_Brief_. Using the entries shown below, output the line containing "Write the matplotlib code for this chart.", the line containing "ax.set_axisbelow(True)", and every line between them, exactly. Pictures are omitted.

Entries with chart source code

++++++++

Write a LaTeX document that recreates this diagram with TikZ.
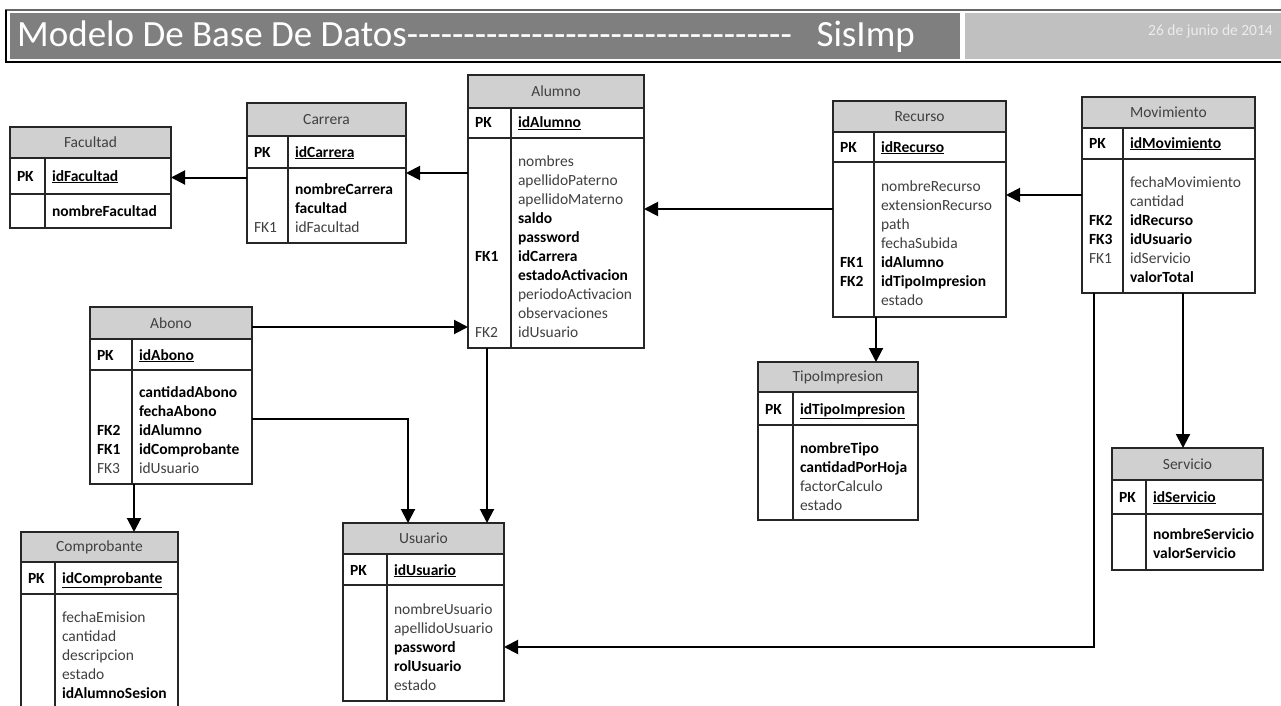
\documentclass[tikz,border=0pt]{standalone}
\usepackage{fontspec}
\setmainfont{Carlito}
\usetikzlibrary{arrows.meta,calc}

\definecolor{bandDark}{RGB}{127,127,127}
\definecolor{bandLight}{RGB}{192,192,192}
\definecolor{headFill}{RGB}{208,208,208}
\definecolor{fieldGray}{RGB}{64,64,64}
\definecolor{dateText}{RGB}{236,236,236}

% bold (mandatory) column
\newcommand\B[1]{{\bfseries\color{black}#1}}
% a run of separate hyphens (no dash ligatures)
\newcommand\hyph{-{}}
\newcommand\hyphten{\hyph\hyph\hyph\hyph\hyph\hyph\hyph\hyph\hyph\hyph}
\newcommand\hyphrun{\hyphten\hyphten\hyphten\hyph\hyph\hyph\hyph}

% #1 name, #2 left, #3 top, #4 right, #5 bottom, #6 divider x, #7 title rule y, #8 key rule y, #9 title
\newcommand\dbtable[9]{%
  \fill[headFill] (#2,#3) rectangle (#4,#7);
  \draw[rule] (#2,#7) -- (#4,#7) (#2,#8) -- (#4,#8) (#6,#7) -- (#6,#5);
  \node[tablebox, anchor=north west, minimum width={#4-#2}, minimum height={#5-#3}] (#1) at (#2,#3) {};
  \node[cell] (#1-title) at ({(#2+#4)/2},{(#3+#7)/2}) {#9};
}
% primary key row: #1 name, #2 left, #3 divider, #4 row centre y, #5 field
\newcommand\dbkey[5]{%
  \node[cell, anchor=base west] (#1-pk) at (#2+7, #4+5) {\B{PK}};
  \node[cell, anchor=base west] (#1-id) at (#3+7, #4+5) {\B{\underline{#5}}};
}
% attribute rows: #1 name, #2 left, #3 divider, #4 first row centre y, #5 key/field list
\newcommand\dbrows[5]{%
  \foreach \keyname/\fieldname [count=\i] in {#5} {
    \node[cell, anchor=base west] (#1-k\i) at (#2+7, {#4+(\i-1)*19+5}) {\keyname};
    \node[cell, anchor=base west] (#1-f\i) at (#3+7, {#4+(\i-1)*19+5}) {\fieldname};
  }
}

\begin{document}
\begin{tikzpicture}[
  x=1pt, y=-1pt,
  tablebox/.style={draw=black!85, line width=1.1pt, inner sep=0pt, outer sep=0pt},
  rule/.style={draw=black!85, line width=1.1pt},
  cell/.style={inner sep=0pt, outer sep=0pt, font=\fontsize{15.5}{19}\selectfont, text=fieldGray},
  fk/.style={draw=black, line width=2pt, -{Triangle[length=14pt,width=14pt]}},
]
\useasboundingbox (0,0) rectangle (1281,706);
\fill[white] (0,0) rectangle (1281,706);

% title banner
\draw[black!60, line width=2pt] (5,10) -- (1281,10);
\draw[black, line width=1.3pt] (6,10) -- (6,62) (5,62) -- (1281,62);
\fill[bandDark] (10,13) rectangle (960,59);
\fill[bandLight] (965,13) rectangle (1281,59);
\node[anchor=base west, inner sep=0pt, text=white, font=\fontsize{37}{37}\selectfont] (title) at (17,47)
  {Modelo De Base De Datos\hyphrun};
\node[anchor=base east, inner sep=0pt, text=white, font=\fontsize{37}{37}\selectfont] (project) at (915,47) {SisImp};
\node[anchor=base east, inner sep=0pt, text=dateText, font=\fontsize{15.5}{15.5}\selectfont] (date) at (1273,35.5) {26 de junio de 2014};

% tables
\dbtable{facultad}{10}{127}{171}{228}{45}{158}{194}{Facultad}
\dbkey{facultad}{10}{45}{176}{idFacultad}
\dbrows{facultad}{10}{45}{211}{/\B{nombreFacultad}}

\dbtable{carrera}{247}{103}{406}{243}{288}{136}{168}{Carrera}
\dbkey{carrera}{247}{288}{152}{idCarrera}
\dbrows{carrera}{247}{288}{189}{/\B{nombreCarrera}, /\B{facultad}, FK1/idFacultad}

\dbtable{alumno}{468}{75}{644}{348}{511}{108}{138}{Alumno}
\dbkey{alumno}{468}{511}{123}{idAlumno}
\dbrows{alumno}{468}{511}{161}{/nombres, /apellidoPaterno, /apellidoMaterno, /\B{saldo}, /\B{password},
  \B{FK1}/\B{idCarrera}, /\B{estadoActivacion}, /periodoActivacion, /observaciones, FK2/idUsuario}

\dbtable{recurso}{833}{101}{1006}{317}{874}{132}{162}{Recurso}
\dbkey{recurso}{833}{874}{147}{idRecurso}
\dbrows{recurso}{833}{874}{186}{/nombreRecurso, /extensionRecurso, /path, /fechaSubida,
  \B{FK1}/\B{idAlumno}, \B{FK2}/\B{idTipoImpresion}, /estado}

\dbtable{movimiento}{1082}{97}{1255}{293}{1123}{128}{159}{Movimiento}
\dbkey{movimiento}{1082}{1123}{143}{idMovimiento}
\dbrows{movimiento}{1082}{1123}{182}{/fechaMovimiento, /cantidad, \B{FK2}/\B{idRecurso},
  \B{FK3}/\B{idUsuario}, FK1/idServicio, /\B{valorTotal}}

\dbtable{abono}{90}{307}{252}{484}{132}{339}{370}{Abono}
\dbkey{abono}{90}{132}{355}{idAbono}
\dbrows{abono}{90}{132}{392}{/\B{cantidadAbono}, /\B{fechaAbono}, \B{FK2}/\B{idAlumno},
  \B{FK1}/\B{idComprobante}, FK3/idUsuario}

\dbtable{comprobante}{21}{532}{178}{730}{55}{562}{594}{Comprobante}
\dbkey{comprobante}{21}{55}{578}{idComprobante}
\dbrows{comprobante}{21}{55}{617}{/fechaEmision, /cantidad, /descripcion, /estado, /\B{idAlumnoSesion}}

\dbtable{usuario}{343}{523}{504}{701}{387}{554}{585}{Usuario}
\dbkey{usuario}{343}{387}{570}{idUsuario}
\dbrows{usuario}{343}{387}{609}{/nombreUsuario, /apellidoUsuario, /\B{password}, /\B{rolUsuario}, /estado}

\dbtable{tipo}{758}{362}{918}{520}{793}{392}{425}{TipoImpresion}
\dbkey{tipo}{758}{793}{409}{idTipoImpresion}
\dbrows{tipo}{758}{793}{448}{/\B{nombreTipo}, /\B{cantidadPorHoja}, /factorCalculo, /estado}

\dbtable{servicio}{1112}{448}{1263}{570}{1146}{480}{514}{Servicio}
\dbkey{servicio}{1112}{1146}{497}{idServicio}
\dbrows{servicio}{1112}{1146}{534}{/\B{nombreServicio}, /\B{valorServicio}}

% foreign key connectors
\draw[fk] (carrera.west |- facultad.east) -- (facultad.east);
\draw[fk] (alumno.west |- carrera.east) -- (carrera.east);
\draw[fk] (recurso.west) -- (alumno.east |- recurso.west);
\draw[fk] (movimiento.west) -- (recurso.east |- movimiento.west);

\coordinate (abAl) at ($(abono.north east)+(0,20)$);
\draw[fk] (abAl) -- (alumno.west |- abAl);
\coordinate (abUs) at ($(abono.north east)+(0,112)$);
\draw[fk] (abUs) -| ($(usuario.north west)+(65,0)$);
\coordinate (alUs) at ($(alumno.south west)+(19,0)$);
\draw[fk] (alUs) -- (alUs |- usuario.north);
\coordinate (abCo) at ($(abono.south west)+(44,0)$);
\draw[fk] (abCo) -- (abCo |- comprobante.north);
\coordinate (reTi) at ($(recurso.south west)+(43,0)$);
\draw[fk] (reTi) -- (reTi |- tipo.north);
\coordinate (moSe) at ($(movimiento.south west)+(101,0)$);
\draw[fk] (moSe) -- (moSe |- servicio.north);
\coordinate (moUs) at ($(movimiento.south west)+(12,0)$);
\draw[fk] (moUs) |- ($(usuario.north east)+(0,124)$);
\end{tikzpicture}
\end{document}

++++++++

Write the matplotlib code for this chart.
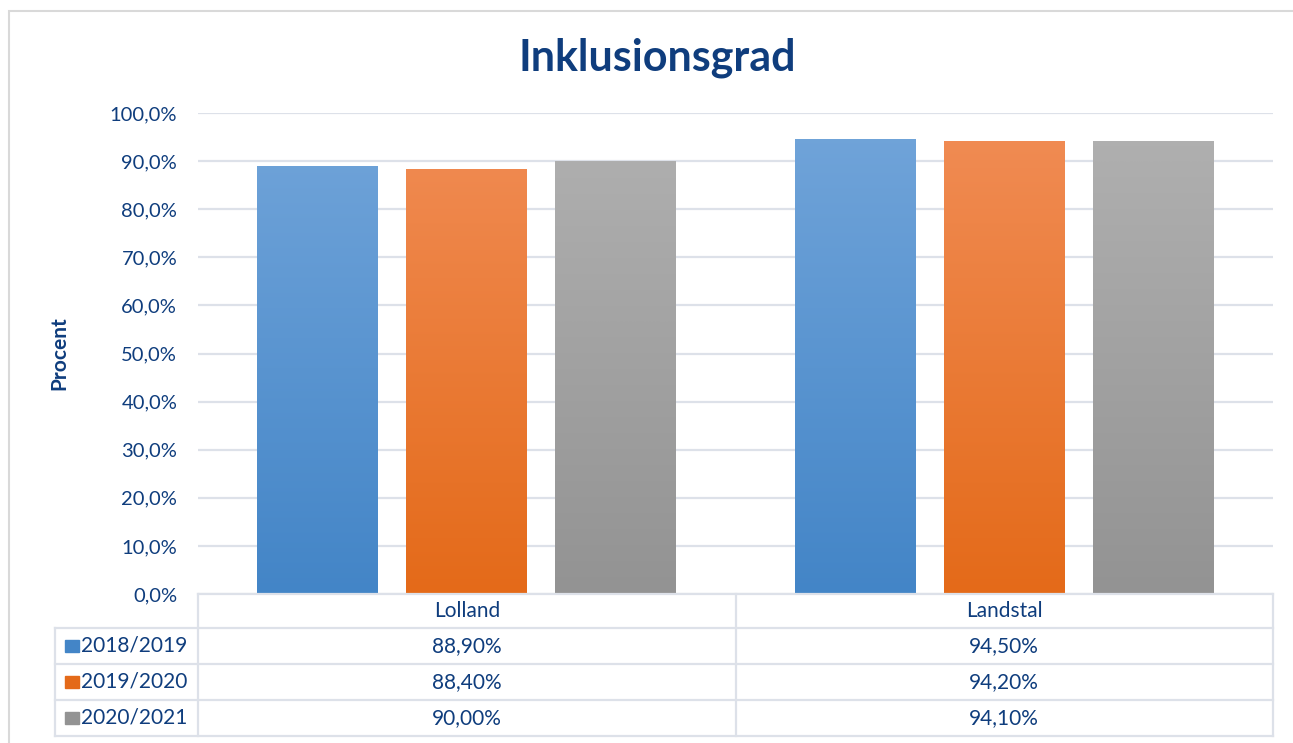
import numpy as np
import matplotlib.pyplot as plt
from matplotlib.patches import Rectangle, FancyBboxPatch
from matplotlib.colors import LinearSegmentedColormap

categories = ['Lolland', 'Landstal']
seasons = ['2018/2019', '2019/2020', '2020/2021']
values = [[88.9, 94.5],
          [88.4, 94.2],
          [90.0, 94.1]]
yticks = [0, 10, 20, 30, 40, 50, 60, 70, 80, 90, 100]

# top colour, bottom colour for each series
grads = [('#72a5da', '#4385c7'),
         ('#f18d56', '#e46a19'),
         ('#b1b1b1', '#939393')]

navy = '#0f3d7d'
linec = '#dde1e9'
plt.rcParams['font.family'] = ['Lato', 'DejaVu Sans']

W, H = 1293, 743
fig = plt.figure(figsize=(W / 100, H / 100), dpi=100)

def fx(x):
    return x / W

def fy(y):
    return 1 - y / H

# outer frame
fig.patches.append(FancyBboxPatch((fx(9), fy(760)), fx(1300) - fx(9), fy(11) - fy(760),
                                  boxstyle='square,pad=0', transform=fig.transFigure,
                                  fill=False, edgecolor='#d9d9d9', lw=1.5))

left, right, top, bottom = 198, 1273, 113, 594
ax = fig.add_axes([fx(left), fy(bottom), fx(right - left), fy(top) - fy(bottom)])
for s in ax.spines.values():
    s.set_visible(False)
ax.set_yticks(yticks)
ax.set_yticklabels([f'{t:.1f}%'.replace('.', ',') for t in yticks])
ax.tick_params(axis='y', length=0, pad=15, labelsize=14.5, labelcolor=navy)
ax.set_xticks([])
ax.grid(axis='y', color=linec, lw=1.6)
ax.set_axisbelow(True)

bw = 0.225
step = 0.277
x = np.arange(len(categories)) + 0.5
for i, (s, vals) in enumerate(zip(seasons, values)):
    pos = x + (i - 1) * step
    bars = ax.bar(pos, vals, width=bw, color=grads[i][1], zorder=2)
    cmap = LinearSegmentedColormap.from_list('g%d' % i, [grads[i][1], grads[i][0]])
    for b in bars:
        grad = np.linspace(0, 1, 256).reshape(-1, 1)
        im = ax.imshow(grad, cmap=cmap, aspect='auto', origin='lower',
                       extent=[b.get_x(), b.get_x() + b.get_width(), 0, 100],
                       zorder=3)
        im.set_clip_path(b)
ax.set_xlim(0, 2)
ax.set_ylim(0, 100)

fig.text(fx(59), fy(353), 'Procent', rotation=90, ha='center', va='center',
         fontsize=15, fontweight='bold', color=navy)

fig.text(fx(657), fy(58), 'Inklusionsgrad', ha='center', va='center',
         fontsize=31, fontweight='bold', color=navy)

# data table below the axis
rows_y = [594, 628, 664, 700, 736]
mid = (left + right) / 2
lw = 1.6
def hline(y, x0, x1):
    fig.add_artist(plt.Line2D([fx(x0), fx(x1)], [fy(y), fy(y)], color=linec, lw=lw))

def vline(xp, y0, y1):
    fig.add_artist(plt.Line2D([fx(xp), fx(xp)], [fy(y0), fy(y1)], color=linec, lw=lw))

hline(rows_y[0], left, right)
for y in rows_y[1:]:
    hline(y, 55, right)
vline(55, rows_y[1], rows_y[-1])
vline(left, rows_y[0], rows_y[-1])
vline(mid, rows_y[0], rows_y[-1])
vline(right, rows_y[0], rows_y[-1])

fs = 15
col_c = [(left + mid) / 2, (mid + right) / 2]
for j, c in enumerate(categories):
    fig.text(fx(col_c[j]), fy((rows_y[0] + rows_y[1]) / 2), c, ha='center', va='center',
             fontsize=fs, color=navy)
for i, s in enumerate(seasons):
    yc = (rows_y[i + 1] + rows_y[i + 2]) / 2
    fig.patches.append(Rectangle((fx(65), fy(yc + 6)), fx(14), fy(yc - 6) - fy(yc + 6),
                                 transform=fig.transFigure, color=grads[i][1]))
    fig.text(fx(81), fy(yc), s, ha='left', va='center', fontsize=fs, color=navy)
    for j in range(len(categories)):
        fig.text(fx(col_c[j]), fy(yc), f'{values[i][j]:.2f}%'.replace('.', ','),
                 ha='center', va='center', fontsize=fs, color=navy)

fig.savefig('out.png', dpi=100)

++++++++

_Exercise result_.
Write the matplotlib code for this chart.
import numpy as np
import matplotlib.pyplot as plt
from matplotlib.patches import Rectangle, FancyBboxPatch
from matplotlib.colors import LinearSegmentedColormap

categories = ['Lolland', 'Landstal']
seasons = ['2018/2019', '2019/2020', '2020/2021']
values = [[88.9, 94.5],
          [88.4, 94.2],
          [90.0, 94.1]]
yticks = [0, 10, 20, 30, 40, 50, 60, 70, 80, 90, 100]

# top colour, bottom colour for each series
grads = [('#72a5da', '#4385c7'),
         ('#f18d56', '#e46a19'),
         ('#b1b1b1', '#939393')]

navy = '#0f3d7d'
linec = '#dde1e9'
plt.rcParams['font.family'] = ['Lato', 'DejaVu Sans']

W, H = 1293, 743
fig = plt.figure(figsize=(W / 100, H / 100), dpi=100)

def fx(x):
    return x / W

def fy(y):
    return 1 - y / H

# outer frame
fig.patches.append(FancyBboxPatch((fx(9), fy(760)), fx(1300) - fx(9), fy(11) - fy(760),
                                  boxstyle='square,pad=0', transform=fig.transFigure,
                                  fill=False, edgecolor='#d9d9d9', lw=1.5))

left, right, top, bottom = 198, 1273, 113, 594
ax = fig.add_axes([fx(left), fy(bottom), fx(right - left), fy(top) - fy(bottom)])
for s in ax.spines.values():
    s.set_visible(False)
ax.set_yticks(yticks)
ax.set_yticklabels([f'{t:.1f}%'.replace('.', ',') for t in yticks])
ax.tick_params(axis='y', length=0, pad=15, labelsize=14.5, labelcolor=navy)
ax.set_xticks([])
ax.grid(axis='y', color=linec, lw=1.6)
ax.set_axisbelow(True)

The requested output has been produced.